What you have to show depends on what is asked. If you are to show that there exists a "Q" which something or other, then you only need to demonstrate that a Q exists. You might do that by

a) producing a specific Q
b) giving a formula or algorithm which would produce such a Q
c) showing that if there isn't such a Q something inconsistent is true, like 2 = 1.
d) showing indirectly that there must be a Q, even if you haven't a clue how to construct it.

A fine example of this last idea is the proof that a polynomial of degree n has n roots.
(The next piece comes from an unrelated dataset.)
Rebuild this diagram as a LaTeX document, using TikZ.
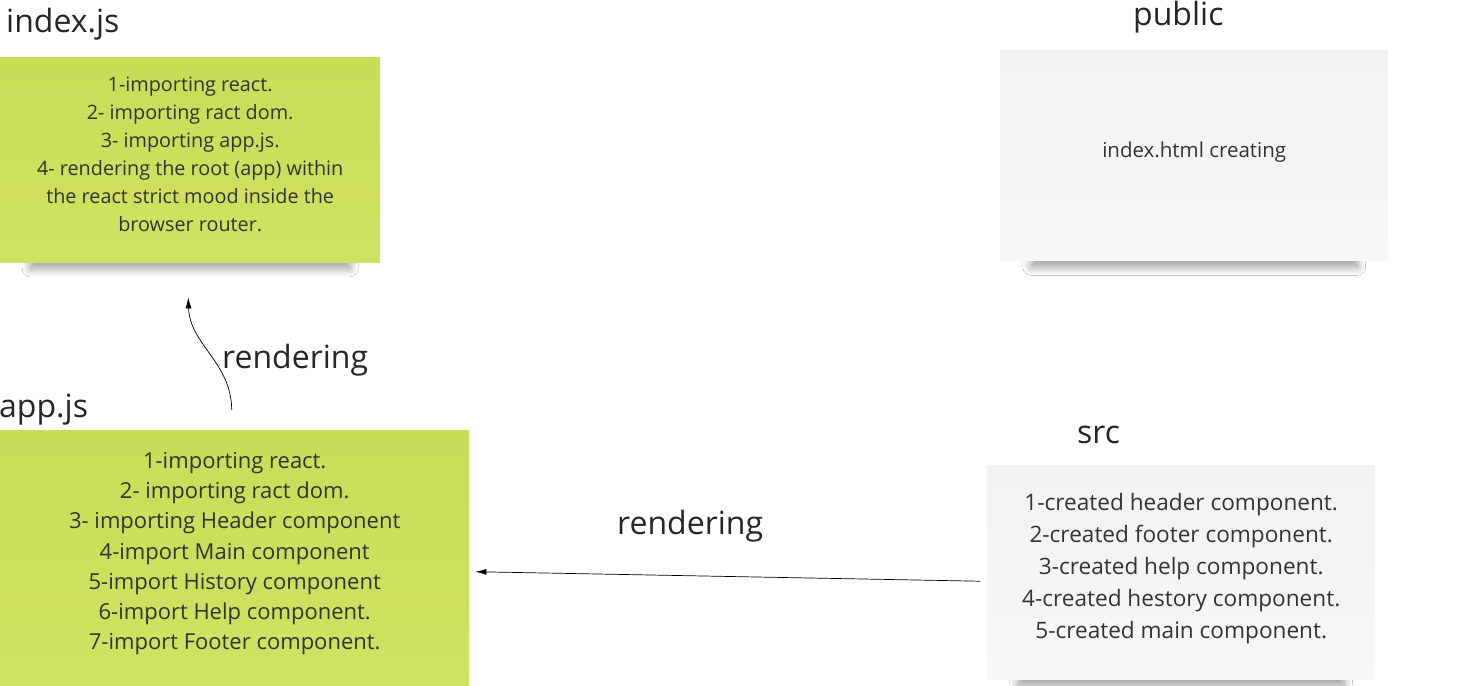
\documentclass[tikz,border=0pt]{standalone}
\usepackage{fontspec}
\setmainfont{Open Sans}
\usetikzlibrary{arrows.meta,shadows.blur}

\definecolor{notegreen}{HTML}{C9DD57}
\definecolor{notegreenlt}{HTML}{D0E262}
\definecolor{notegray}{HTML}{F1F2F4}
\definecolor{notegraylt}{HTML}{F6F7F9}
\definecolor{inktext}{HTML}{333333}

\tikzset{
	note/.style={anchor=north west,inner sep=0pt,
		blur shadow={shadow xshift=0pt,shadow yshift=-#1,shadow scale=0.84,shadow opacity=40,
			shadow blur radius=10pt,shadow blur steps=16}},
	greennote/.style={note=#1,top color=notegreen,bottom color=notegreenlt},
	graynote/.style={note=#1,top color=notegray,bottom color=notegraylt},
	notetext/.style={inner sep=0pt,align=center,text=inktext},
	notetitle/.style={anchor=base west,inner sep=0pt,text=black!85,font=\fontsize{32}{38}\selectfont},
	flow/.style={-{Latex[length=11pt,width=6pt]},line width=0.7pt}
}

\begin{document}
\begin{tikzpicture}[x=1pt,y=-1pt]
	\useasboundingbox[fill=white] (0,0) rectangle (1463,685);

	% notes
	\node[greennote=27pt,minimum width=380pt,minimum height=205pt] (indexnote) at (0,57) {};
	\node[graynote=28pt,minimum width=388pt,minimum height=210pt] (publicnote) at (1000,50) {};
	\node[greennote=31pt,minimum width=469pt,minimum height=255pt] (appnote) at (0,430) {};
	\node[graynote=28pt,minimum width=388pt,minimum height=214pt] (srcnote) at (987,465) {};

	\node[notetext,font=\fontsize{19.8}{28}\selectfont] (indextext) at ([yshift=5pt]indexnote.center)
		{1-importing react.\\2- importing ract dom.\\3- importing app.js.\\4- rendering the root (app) within\\the react strict mood inside the\\browser router.};
	\node[notetext,font=\fontsize{20.5}{28}\selectfont] (publictext) at ([yshift=3pt]publicnote.center)
		{index.html creating};
	\node[notetext,font=\fontsize{22}{30.2}\selectfont] (apptext) at ([yshift=4pt]appnote.center)
		{1-importing react.\\2- importing ract dom.\\3- importing Header component\\4-import Main component\\5-import History component\\6-import Help component.\\7-import Footer component.};
	\node[notetext,font=\fontsize{22.6}{32}\selectfont] (srctext) at ([yshift=4pt]srcnote.center)
		{1-created header component.\\2-created footer component.\\3-created help component.\\4-created hestory component.\\5-created main component.};

	% titles
	\node[notetitle] (indextitle) at (6,33) {index.js};
	\node[notetitle] (publictitle) at (1133,26) {public};
	\node[notetitle] (apptitle) at (-1,417) {app.js};
	\node[notetitle] (srctitle) at (1077,443) {src};

	% connectors
	\coordinate (upstart) at ([xshift=-3pt,yshift=20pt]appnote.north);
	\coordinate (upend) at ([xshift=-2pt,yshift=-35pt]indexnote.south);
	\draw[flow] (upstart) to[out=90,in=-88] (upend);
	\node[notetitle] (uplabel) at (222,368) {rendering};

	\coordinate (leftstart) at ([xshift=-7pt,yshift=-9pt]srcnote.west);
	\coordinate (leftend) at ([xshift=6pt,yshift=-14pt]appnote.east);
	\draw[flow] (leftstart) -- (leftend);
	\node[notetitle] (leftlabel) at (617,534) {rendering};
\end{tikzpicture}
\end{document}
This is quite distinct from showing a "for all". You might be asked to show that for any infinite series $\sum_0^{\infty}a_n$ which converges, then $a_n \rightarrow 0$. It wouldn't help at all to show that this is true for one specific series, or even lots of specific series. So you have to come up with a general argument that covers every convergent series.

General arguments such as that depend very heavily on the reading the hypotheses very carefully. A small change in the hypotheses could make the result untrue. Then you follow Dan Fisher's advice and produce a counterexample. This falls back into the case of showing there is a Q (for which the hypotheses do not produce the desired conclusion).

Don't overlook other possibilities. Most serious math problems are not solved instantly. People chip away at them and get partial results. Even a partial result can be quite important and compelling. For example, the twin prime conjecture has recently been bounded by an interval of 78 million; then that was reduced to about 8,000; and last I heard someone got it down to around 300. They are still a ways from 2, but the partial results are important.

For purposes of being a good little student, a partial result is very useful:
a. It might get you partial credit
b. Better yet, it might give you insight into the problem and allow you to go on to a complete proof.